Here’s where things stand now. Or actually where they lie. I was on my back on the floor when I took this photo yesterday evening (as much from exhaustion as from trying to get a good angle on the work).
Neither my skills nor my tools were really up to this task, but the big sanity-killer was the general kerflotchiness of the structure itself. My design relies on the various pieces coming together to form neat chevrons. Unfortunately, the ceiling beams themselves don’t come together in perfect chevrons (something not readily apparent until I was in the nitty-gritty of measuring and cutting). So there’s a great deal of “make-do and fake it” where the key bits come together. The underlying structure may be off only by half an inch or so, but that makes a huge difference when you’ve got as many as 12 pieces converging in one spot, and the problems grow the closer you get to being done.
I am envisioning strategically place architctural rosettes in my future to hide some of the worst structural and aesthetic sins.
Meantime, let’s see how many of those sins can be successfully disguised by caulk and paint.
And how much father I get before I’m hauled off ranting about the dark evil lurking in the rafters.
I’ve been working on my complicated ceiling for nine days now, along with some related projects on the walls and trim. Feels more like nine weeks. And of course, this being an old ill-built house, every step of progress reveals some new problem.

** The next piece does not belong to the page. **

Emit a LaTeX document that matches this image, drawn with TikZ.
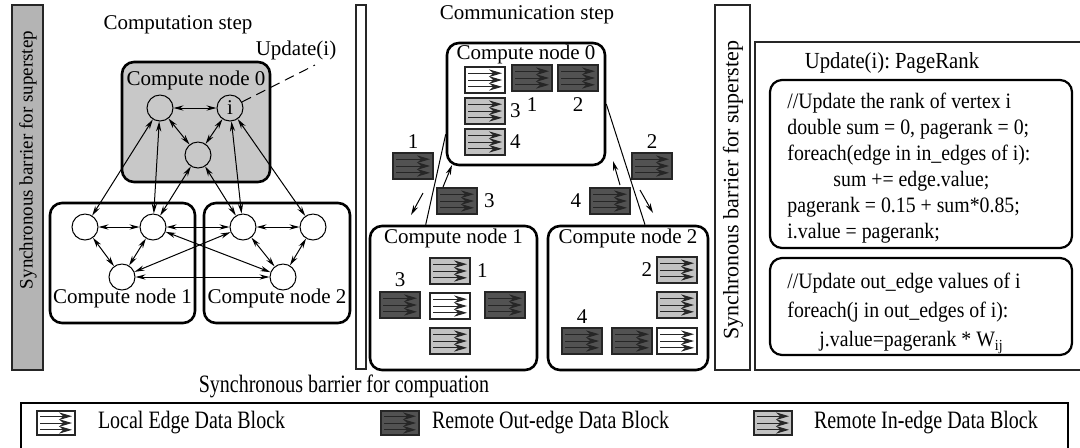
\documentclass[tikz,border=0pt]{standalone}
\usepackage{fontspec}
\setmainfont{Liberation Serif}
\newfontfamily\codefont[FakeStretch=0.9]{Liberation Serif}
\newfontfamily\narrowfont[FakeStretch=0.8]{Liberation Serif}
\usetikzlibrary{arrows.meta,positioning}

\definecolor{barfill}{RGB}{180,180,180}
\definecolor{cnfill}{RGB}{200,200,200}
\definecolor{outgray}{RGB}{82,82,82}
\definecolor{ingray}{RGB}{194,194,194}

\tikzset{
    %Define standard arrow tip
    >={Stealth[length=5pt,width=2.6pt]},
    cnode/.style={
      rectangle,
      rounded corners=6pt,
      draw=black, line width=1.3pt},
    vert/.style={
      circle,
      draw=black, line width=0.5pt,
      minimum size=13pt,
      inner sep=0pt,
      font=\fontsize{10.5}{12}\selectfont},
    link/.style={<->, line width=0.5pt},
    blk/.style={
      rectangle,
      draw=black!85, line width=0.6pt,
      minimum width=20pt, minimum height=13pt,
      inner sep=0pt,
      path picture={
        \foreach \dy in {-3.4pt,0pt,3.4pt}
          \draw[line width=0.5pt, -{Stealth[length=6.5pt,width=3.8pt]}]
            ([xshift=1.5pt,yshift=\dy]path picture bounding box.west) --
            ([xshift=-1.5pt,yshift=\dy]path picture bounding box.east);
      }},
    localblk/.style={blk, fill=white},
    outblk/.style={blk, fill=outgray},
    inblk/.style={blk, fill=ingray},
    barrier/.style={draw=black!85, line width=1pt},
    txt/.style={font=\fontsize{10.5}{12.5}\selectfont, inner sep=1pt},
    num/.style={font=\fontsize{10.5}{12.5}\selectfont, inner sep=0pt},
    legtxt/.style={font=\narrowfont\fontsize{12.5}{14}\selectfont, inner sep=0pt},
    codetxt/.style={
      anchor=north west,
      align=left,
      inner sep=0pt},
}

\begin{document}
\begin{tikzpicture}[x=0.5pt, y=-0.5pt]
    \useasboundingbox (0,0) rectangle (1080,447);

    % barriers between the steps
    \draw[barrier, fill=barfill] (12,5) rectangle (43,370);
    \node (lbartxt) [rotate=90, font=\fontsize{9.5}{11}\selectfont] at (28,160)
          {Synchronous barrier for superstep};
    \draw[barrier, fill=white] (356,5) rectangle (366,369);
    \draw[barrier, fill=white] (715,5) rectangle (750,370);
    \node (rbartxt) [rotate=90, font=\fontsize{11}{13}\selectfont] at (733,190)
          {Synchronous barrier for superstep};

    % computation step
    \node (compstep) [txt] at (178,25) {Computation step};
    \node (upd) [txt] at (296,50) {Update(i)};
    \node (cn0) [cnode, fill=cnfill, minimum width=74pt, minimum height=60pt]
          at (196,122) {};
    \node (cn1) [cnode, minimum width=72.5pt, minimum height=60pt]
          at (122.5,263) {};
    \node (cn2) [cnode, minimum width=73pt, minimum height=60pt]
          at (277,263) {};
    \node (cn0lbl) [txt] [below=4pt of cn0.north] {Compute node 0};
    \node (cn1lbl) [txt] [above=7pt of cn1.south] {Compute node 1};
    \node (cn2lbl) [txt] [above=7pt of cn2.south] {Compute node 2};

    \node (v0a) [vert] at (160,108) {};
    \node (v0i) [vert] at (230,108) {i}
          edge [link] (v0a);
    \node (v0c) [vert] at (198,155) {}
          edge [link] (v0a)
          edge [link] (v0i);
    \node (v1a) [vert] at (85,227) {}
          edge [link] (v0a);
    \node (v1b) [vert] at (153,227) {}
          edge [link] (v0a)
          edge [link] (v0c)
          edge [link] (v1a);
    \node (v1c) [vert] at (122,277) {}
          edge [link] (v1a)
          edge [link] (v1b);
    \node (v2a) [vert] at (243,227) {}
          edge [link] (v0c)
          edge [link] (v0i)
          edge [link] (v1b)
          edge [link] (v1c);
    \node (v2b) [vert] at (313,227) {}
          edge [link] (v0i)
          edge [link] (v2a);
    \node (v2c) [vert] at (283,277) {}
          edge [link] (v1b)
          edge [link] (v1c)
          edge [link] (v2a)
          edge [link] (v2b);
    \coordinate (updfoot) at (315,65);
    \draw[dash pattern=on 5pt off 3pt, line width=0.5pt] (v0i) -- (updfoot);

    % communication step
    \node (commstep) [txt] at (527,15) {Communication step};
    \node (cm0) [cnode, minimum width=79pt, minimum height=61pt] at (526,104) {};
    \node (cm1) [cnode, minimum width=83.5pt, minimum height=72pt] at (453.5,298) {};
    \node (cm2) [cnode, minimum width=80pt, minimum height=72pt] at (628,298) {};
    \node (cm0lbl) [txt] [below=0.5pt of cm0.north] {Compute node 0};
    \node (cm1lbl) [txt] [below=1pt of cm1.north] {Compute node 1};
    \node (cm2lbl) [txt] [below=1pt of cm2.north] {Compute node 2};

    \node (loc0) [localblk] at (485,80) {};
    \node (out01) [outblk] at (532,78) {};
    \node (out02) [outblk] at (578,78) {};
    \node (in03) [inblk] at (485,111) {};
    \node (in04) [inblk] at (485,142) {};
    \node (n01) [num] [below=3pt of out01] {1};
    \node (n02) [num] [below=3pt of out02] {2};
    \node (n03) [num] [right=2pt of in03] {3};
    \node (n04) [num] [right=2pt of in04] {4};

    \node (sendL) [outblk] at (413,166) {};
    \node (nsendL) [num] [above=2pt of sendL] {1};
    \node (recvL) [outblk] at (457,201) {};
    \node (nrecvL) [num] [right=3pt of recvL] {3};
    \node (sendR) [outblk] at (652,166) {};
    \node (nsendR) [num] [above=2pt of sendR] {2};
    \node (recvR) [outblk] at (610,201) {};
    \node (nrecvR) [num] [left=4pt of recvR] {4};

    \draw[line width=0.5pt] ([yshift=16pt]cm0.south west) -- ([xshift=28.5pt]cm1.north west);
    \draw[line width=0.5pt] (cm0.east) -- ([xshift=8.5pt]cm2.north);
    \coordinate (sendLa) at (423,193);
    \coordinate (sendLb) at (411,215);
    \coordinate (recvLa) at (443,187);
    \coordinate (recvLb) at (452,165);
    \coordinate (sendRa) at (640,190);
    \coordinate (sendRb) at (653,213);
    \coordinate (recvRa) at (620,185);
    \coordinate (recvRb) at (613,161);
    \draw[->, line width=0.5pt] (sendLa) -- (sendLb);
    \draw[->, line width=0.5pt] (recvLa) -- (recvLb);
    \draw[->, line width=0.5pt] (sendRa) -- (sendRb);
    \draw[->, line width=0.5pt] (recvRa) -- (recvRb);

    \node (in11) [inblk] at (450,271) {};
    \node (nin11) [num] [right=3pt of in11] {1};
    \node (out13) [outblk] at (400,305) {};
    \node (nout13) [num] [above=2pt of out13] {3};
    \node (loc1) [localblk] at (450,306) {};
    \node (out1r) [outblk] at (505,305) {};
    \node (in1b) [inblk] at (450,341) {};

    \node (in22) [inblk] at (677,270) {};
    \node (nin22) [num] [left=2pt of in22] {2};
    \node (in2m) [inblk] at (677,305) {};
    \node (out24) [outblk] at (582,341) {};
    \node (nout24) [num] [above=2pt of out24] {4};
    \node (out2m) [outblk] at (632,341) {};
    \node (loc2) [localblk] at (677,341) {};

    % update function
    \draw[barrier] (755,42) rectangle (1090,370);
    \node (updtitle) [font=\codefont\fontsize{11.5}{13}\selectfont] at (892,63)
          {Update(i):~PageRank};
    \node (code1) [cnode, line width=1.1pt, minimum width=151pt, minimum height=84pt]
          at (921,164) {};
    \node (code2) [cnode, line width=1.1pt, minimum width=151pt, minimum height=48.5pt]
          at (921,306.5) {};
    \node (code1txt) [codetxt, font=\codefont\fontsize{11}{13}\selectfont] at (787,93)
          {//Update the rank of vertex i\\
           double sum = 0, pagerank = 0;\\
           foreach(edge in in\_edges of i):\\
           \hspace*{23pt}sum += edge.value;\\
           pagerank = 0.15 + sum*0.85;\\
           i.value = pagerank;};
    \node (code2txt) [codetxt, font=\codefont\fontsize{11}{14.5}\selectfont] at (787,273)
          {//Update out\_edge values of i\\
           foreach(j in out\_edges of i):\\
           \hspace*{16pt}j.value=pagerank * W\textsubscript{ij}};

    % legend
    \node (barcomp) [legtxt] at (344,386)
          {Synchronous barrier for compuation};
    \draw[line width=0.6pt] (21,403) rectangle (1068,455);
    \node (keyloc) [localblk, minimum width=19pt, minimum height=12pt] at (56,423) {};
    \node (keyloctxt) [legtxt] [right=11pt of keyloc] {Local Edge Data Block};
    \node (keyout) [outblk, minimum width=19pt, minimum height=12pt] at (400,423) {};
    \node (keyouttxt) [legtxt] [right=6pt of keyout] {Remote Out-edge Data Block};
    \node (keyin) [inblk, minimum width=19pt, minimum height=12pt] at (773,423) {};
    \node (keyintxt) [legtxt] [right=10.5pt of keyin] {Remote In-edge Data Block};
\end{tikzpicture}
\end{document}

I’m making only a few hours progress a day, but at least it’s getting there. Slooooowly.
Why was I not born wealthy so I could sit by a pool sipping a pina colada while someone else gets paid to do this sort of thing?

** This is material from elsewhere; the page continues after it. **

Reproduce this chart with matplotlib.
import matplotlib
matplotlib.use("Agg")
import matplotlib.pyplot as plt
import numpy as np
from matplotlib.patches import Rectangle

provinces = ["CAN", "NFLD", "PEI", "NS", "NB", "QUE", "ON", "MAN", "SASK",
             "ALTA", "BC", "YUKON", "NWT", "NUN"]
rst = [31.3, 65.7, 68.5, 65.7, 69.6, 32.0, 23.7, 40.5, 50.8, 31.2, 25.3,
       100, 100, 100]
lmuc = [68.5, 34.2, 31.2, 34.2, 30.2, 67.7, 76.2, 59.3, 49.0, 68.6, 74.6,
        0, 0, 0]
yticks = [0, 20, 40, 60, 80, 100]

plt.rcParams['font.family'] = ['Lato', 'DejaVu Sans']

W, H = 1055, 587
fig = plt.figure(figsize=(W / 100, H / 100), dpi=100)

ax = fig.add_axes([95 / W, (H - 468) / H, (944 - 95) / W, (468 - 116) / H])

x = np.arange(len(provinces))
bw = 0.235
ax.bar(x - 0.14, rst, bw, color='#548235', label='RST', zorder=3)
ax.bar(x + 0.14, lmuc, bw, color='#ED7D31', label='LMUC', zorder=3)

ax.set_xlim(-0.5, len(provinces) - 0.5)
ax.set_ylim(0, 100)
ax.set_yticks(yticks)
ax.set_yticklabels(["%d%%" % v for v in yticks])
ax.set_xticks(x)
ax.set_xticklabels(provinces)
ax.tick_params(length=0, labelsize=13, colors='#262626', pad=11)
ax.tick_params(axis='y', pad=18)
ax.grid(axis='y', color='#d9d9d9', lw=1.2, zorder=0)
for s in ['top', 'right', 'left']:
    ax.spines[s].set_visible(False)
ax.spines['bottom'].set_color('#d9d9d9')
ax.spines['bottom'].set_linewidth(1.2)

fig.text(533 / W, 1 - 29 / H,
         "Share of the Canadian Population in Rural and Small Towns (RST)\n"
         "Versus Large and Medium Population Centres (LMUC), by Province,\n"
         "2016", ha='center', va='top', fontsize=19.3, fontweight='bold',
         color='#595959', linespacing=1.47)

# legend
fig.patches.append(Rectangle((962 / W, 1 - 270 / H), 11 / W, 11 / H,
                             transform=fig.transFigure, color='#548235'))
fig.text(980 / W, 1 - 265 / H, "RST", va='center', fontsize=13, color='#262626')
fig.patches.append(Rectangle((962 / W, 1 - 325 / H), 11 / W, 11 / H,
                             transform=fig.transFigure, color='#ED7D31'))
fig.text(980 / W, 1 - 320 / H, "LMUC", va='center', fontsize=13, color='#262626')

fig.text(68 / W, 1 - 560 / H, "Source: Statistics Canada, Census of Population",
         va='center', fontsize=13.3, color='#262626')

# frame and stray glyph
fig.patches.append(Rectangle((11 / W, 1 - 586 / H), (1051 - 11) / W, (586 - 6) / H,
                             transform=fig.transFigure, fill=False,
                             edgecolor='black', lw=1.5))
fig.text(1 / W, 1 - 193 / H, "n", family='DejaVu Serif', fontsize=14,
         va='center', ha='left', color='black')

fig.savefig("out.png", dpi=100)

Oh well, when it’s done, I’ll brim with satisfaction about how I did it all myself. And it was a breeze, really. A breeze.
Speaking of being wealthy …
I love celebrity scandals even when (as is increasingly the case) I have no idea who the celebrities are or what they did to become famous.
Current case in point is a personage known as 50 Cent. Mr. Cent has been for years giving every sign of vast wealth. Not wealth as in “Hey, how ’bout I fund a mission to Mars?” or “You know, I’ll bet I could build an electric car for the masses.” But wealthy as in $40,000 gold chains, multiple Rolls Royces, $1.6 million dollar bets on boxing matches, and a 24-bathroom house with its own private nightclub.
Recently, however, Mr. Cent has declared bankruptcy, apparently in hopes of avoiding a $5 million court judgement against him for posting some woman’s porn video online without her consent. Now he claims and claims and claims again that he was merely pretending to be rich all this time.
Which is more pathetic? Actually being rich and using your wealth to display yourself before a moronic public? Or pretending to be rich because you’re so desperate to win the good opinion of said morons?
Um. Well, being a Clinton, and being a politician in this age of morons, probably she can go at least until next November. Would be delightful if instead of spending the proverbial “one term in office and one in jail” she took her oath of office from her cell in a federal pen.
That’s all I got today. Ceiling trim awaits. I’m closing in on having the first 1/3 of the total job done. That constitutes my proof of concept on complicated, salvaged ceilings. After that, I move the bed back out of the living room, put away the tools and recoup my sanity before embarking on the next 1/3.
Unless the pool and the umbrella drink materialize in the meantime. Then some other poor, sore, sweaty sucker with sawdust in his hair can do all the embarking and all the overhead hammering and nailing. And welcome to it.